Além disso, mesmo que no começo do século XX a maioria da população da região fosse islâmica, a terra ainda não era massivamente ocupada quando iniciaram as imigrações judaicas impulsionadas pela ascensão do sionismo moderno. À nível de comparação, os primeiros censos levantados pelos britânicos e franceses no Oriente Médio demonstram que o Líbano tinha uma população que equivalia a 1,5 vezes toda a população palestina, em uma área 3 vezes menor, de forma que seria plenamente possível estabelecer um lar nacional judaica na região sem afetar a maior parte da população não-judaica vivendo ali.

Da mesma forma, o texto ignora completamente a forte presença judaica nas demais regiões do antigo Império Otomano e no Norte da África, e a crescente migração para a Palestina Britânica após as circunstâncias se tornarem extremamente negativas para judeus no Oriente Médio, uma vez que durante a Segunda Guerra, em especial com a queda da França para a Alemanha, quando seus domínios - Síria, Líbano e Iraque - passam a ser controlados por agentes árabes nazistas, fazendo a presença judaica aumentar ao ocidente do Jordão.

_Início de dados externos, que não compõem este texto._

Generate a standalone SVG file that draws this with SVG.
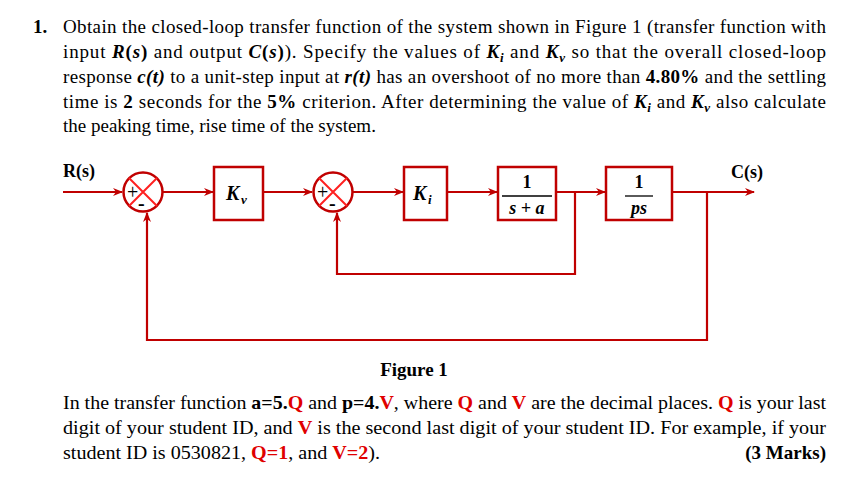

Ou seja, ignorando toda a complexa cadeia de eventos e realidades no mundo judaico e árabe pré-1948, os elaboradores da prova buscaram reduzir de forma preconceituosa o anseio histórico de retorno à terra ancestral, anseio este que sempre foi expressado nas diversas manifestações religiosas ("im eshkachech yerushalaim") e culturais ("irme kero madre a Ierushalaim") das comunidades judaicas, e as migrações resultante de políticas antissemitas no século XX a partir da Europa e Oriente Médio, a uma mera política expansionista. Estabelecendo, assim, um critério de seleção que contempla apenas concorrentes que cultivem uma visão negativa de tudo relacionado ao povo judeu (sua relgião, sua cultura e pensamento), de forma que a adjetivação como "antissemita" desta última edição do vestibular da UECE expressa muito bem o caráter da banca.